Deuxième doigt situé entre le pouce et le majeur, l’index est le doigt le plus sollicité de tous nos doigts de la main et certainement le plus expressif. Il sert à cliquer sur la souris du portable, à exprimer une négation, à insister sur une instruction impérative…

Caractéristique de l’homme intransigeant, le Sphinx Etienne Tshisekedi wa Mulumba qui usa sans désemparer de ce doigt semant la panique sous Mobutu, Félix-Antoine Tshisekedi Tshilombo dont le corps porte le sang de son père, recourt à l’index pour annoncer des mesures impératives.

Ce doigt qui fait trembler aujourd’hui classe politique et opérateurs économiques congolais mouillés dans la corruption rappelle le Mani Pulite quand le Procureur général du Parquet général de la Cour d’appel de Kinshasa-Matete Alder Kisula Betika Yeye renvoie au Procureur italien Antonio Di Pietro des années 90.

Bling-bling, le Belge Thierry Taeymans ôte son identité à la première banque commerciale du Congo Rawbank.
Rawbank se trouve au cœur de la saga judiciaire qui frappe le plus haut sommet du pouvoir congolais. Dans le scandale «Vital Kamerhe» qui a vu le Directeur de cabinet du président de la République Félix Tshisekedi finir en prison comme plusieurs autres officiels et dirigeants d’entreprises publiques et privées citées, la première banque commerciale du Congo est accusée d'avoir notamment aidé à faire disparaître US$ 47 millions en les payant en espèces à un candidat prestataire... d'origine libanaise.

«TRES SEXY, TRES VENDEUR AU CONGO…».
Mars 2019. Thierry Taeymans est aux anges.

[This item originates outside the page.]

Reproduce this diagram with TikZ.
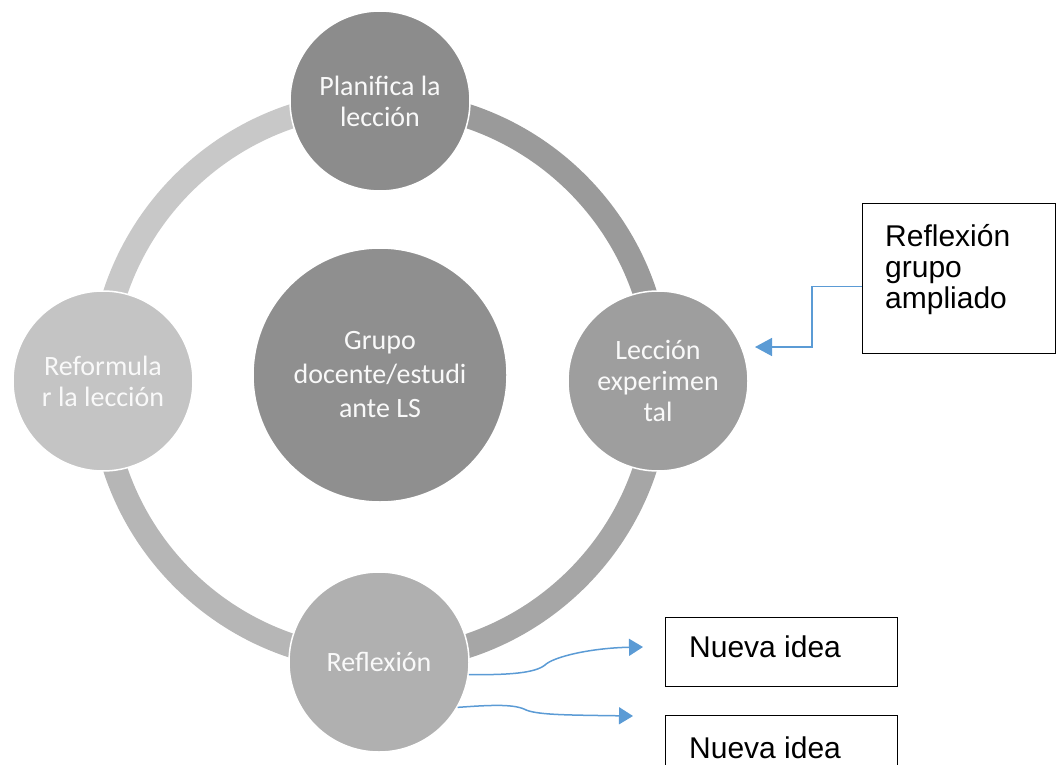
\documentclass[tikz,border=0pt]{standalone}
\usepackage{fontspec}
\setmainfont{Carlito}
\newfontfamily\arialf{Liberation Sans}
\usetikzlibrary{arrows.meta,calc}
\definecolor{cTop}{HTML}{8C8C8C}
\definecolor{cRight}{HTML}{9E9E9E}
\definecolor{cBottom}{HTML}{B0B0B0}
\definecolor{cLeft}{HTML}{C4C4C4}
\definecolor{cCenter}{HTML}{8F8F8F}
\definecolor{aTL}{HTML}{C8C8C8}
\definecolor{aTR}{HTML}{9A9A9A}
\definecolor{aBR}{HTML}{A6A6A6}
\definecolor{aBL}{HTML}{B6B6B6}
\definecolor{blueline}{HTML}{5B9BD5}
\tikzset{
  phase/.style={circle, draw=white, line width=1.5pt, minimum size=180pt, inner sep=0pt,
    text=white!95!gray, align=center, font=\fontsize{28}{31}\selectfont},
  hub/.style={circle, draw=white, line width=1.5pt, minimum size=254pt, inner sep=0pt,
    fill=cCenter, text=white!95!gray, align=center, font=\fontsize{28}{34}\selectfont},
  ringarc/.style={line width=24pt},
  notebox/.style={draw=black, line width=1.2pt, rectangle, inner sep=0pt},
  notetext/.style={font=\arialf\fontsize{30}{31}\selectfont, text=black, inner sep=0pt},
  arr/.style={draw=blueline, line width=1.5pt, -{Triangle[length=14pt,width=17pt]}},
  arrbig/.style={draw=blueline, line width=1.5pt, -{Triangle[length=17pt,width=18pt]}}
}
\begin{document}
\begin{tikzpicture}[x=1pt,y=-1pt]
\useasboundingbox (0,0) rectangle (1057,765);
\clip (0,0) rectangle (1057,765);
% ring
\coordinate (rc) at (380,381);
\draw[ringarc, aTL] ($(rc)+(180:279)$) arc[start angle=180, end angle=270, radius=279];
\draw[ringarc, aTR] ($(rc)+(270:279)$) arc[start angle=270, end angle=360, radius=279];
\draw[ringarc, aBR] ($(rc)+(0:279)$) arc[start angle=0, end angle=90, radius=279];
\draw[ringarc, aBL] ($(rc)+(90:279)$) arc[start angle=90, end angle=180, radius=279];
% circles
\node[phase, fill=cTop] (plan) at (380,101) {Planifica la\\lección};
\node[phase, fill=cRight] (exp) at (658,381) {Lección\\experimen\\tal};
\node[phase, fill=cBottom] (refl) at (379,662) {Reflexión};
\node[phase, fill=cLeft] (refo) at (103,381) {Reformula\\r la lección};
\node[hub] (hub) at (380,375) {Grupo\\docente/estudi\\ante LS};
% right box
\node[notebox, minimum width=193pt, minimum height=150pt, anchor=north west] (rb) at (862,203) {};
\node[notetext, anchor=base west] (rbt1) at (885,246) {Reflexión};
\node[notetext, anchor=base west] (rbt2) at (885,277) {grupo};
\node[notetext, anchor=base west] (rbt3) at (885,308) {ampliado};
% nueva idea boxes
\node[notebox, minimum width=232pt, minimum height=69pt, anchor=north west] (n1) at (665,617) {};
\node[notetext, anchor=base west] (n1t) at (689,657) {Nueva idea};
\node[notebox, minimum width=232pt, minimum height=80pt, anchor=north west] (n2) at (665,715) {};
\node[notetext, anchor=base west] (n2t) at (689,758) {Nueva idea};
% connectors
\coordinate (rtip) at (755,347);
\draw[arrbig] ([yshift=-8pt]rb.west) -- ++(-50,0) |- (rtip);
\coordinate (t1) at (643,647);
\coordinate (t2) at (633,716);
\draw[arr] (refl.-8) .. controls (510,675) and (535,673) .. (545,665)
  .. controls (553,657) and (590,648) .. (t1);
\draw[arr] (refl.-30) .. controls (490,705) and (512,704) .. (524,709)
  .. controls (535,715) and (565,715) .. (t2);
\end{tikzpicture}
\end{document}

Le banquier belge est sur le toit de la banque au Congo. Pour la cinquième année consécutive, la banque qu’il dirige depuis sa création en 2002 surclasse toutes les banques commerciales du pays.

«Pour la 5ème année consécutive, le magazine américain Global Finance désigne la Rawbank meilleure banque de la République Démocratique du Congo. Félicitations à toutes nos équipes!», écrit le D-G sur son compte Tweeter dont il n’est pas très friand.

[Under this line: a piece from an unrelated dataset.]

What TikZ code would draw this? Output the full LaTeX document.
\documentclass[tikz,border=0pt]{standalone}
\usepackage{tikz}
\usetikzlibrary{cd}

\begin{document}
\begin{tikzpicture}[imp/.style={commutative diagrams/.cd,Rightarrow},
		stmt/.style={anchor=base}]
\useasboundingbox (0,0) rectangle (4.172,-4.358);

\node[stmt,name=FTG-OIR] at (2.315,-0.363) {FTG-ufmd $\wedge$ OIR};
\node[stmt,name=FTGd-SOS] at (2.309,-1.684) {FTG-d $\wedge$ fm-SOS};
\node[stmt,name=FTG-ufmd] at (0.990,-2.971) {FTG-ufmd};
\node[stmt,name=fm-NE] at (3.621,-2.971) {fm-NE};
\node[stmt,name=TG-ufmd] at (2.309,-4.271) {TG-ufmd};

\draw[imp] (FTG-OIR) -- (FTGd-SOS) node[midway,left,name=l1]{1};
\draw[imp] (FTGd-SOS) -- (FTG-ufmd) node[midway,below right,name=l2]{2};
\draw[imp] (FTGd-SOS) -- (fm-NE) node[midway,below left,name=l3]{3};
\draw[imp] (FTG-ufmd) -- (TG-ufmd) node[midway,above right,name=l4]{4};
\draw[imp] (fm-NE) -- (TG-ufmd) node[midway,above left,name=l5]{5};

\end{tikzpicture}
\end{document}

Le 13 mars, le prestigieux magazine américain Global Finance a dévoilé son 25ème classement des meilleures banques du monde par région et pays en 2019.

Dans la catégorie «meilleure banque africaine», la congolaise Rawbank a été consacrée meilleure banque de la République Démocratique du Congo pour la cinquième année consécutive.

Selon des chiffres fournis par ce magazine, avec 25% de parts de marché dans le pays et 440.000 clients pour un bilan de US$ 1,37 milliard en 2017 et une progression au même rythme en 2018 (en attendant la publication des résultats), Rawbank connaît une croissance constante d’année en année depuis sa fondation en 2002.

Au Congo, l’histoire de la banque aux trois croissants de lune est intimement liée à celle de ses propriétaires, la famille Rawji. Née au Congo, celle-ci investit au pays depuis quatre générations.

Dans une interview au journal Le Soft International datée de 2016, Taeymans explique comment cette banque a fait de lui sa pièce maîtresse.

«En 2001, alors que je me trouve à Bruxelles (après un passage à la BCDC, l’ex-BCZ), Mazhar Rawji me demande de revenir en République Démocratique du Congo en vue de créer ex nihilo cette banque. Une fois à Kinshasa, je rassemble autour de moi huit banquiers aux compétences et expériences complémentaires pour mettre au point ce projet ambitieux et audacieux. C’est ainsi que Rawbank naît en 2002, au terme d’une réflexion menée trois ans auparavant, mais dont l’aboutissement fut retardé par les secousses dont a souffert le pays dans les années 90», explique-t-il fièrement.

Mais, les compétences seules de Taeymans ne sont pas au centre de sa désignation à la tête de la banque. Il y a d’abord le fait qu’il soit Belge. «Très sexy, très vendeur au Congo…». En clair, c’est BCBG…

D’origine pakistanaise, les Rawji ont vu en lui une possibilité de joindre l’image de leur banque à un Européen qui est par ailleurs de l’ancienne puissance coloniale du pays.

Inconnu au Congo qu’il rejoint les poches trouées, le Belge tisse sa toile peu à peu au point de devenir l’image de marque d’une banque qu’il dirige néanmoins selon ses états d’âme.

Il est certes parmi les actionnaires mais minoritaire (5%).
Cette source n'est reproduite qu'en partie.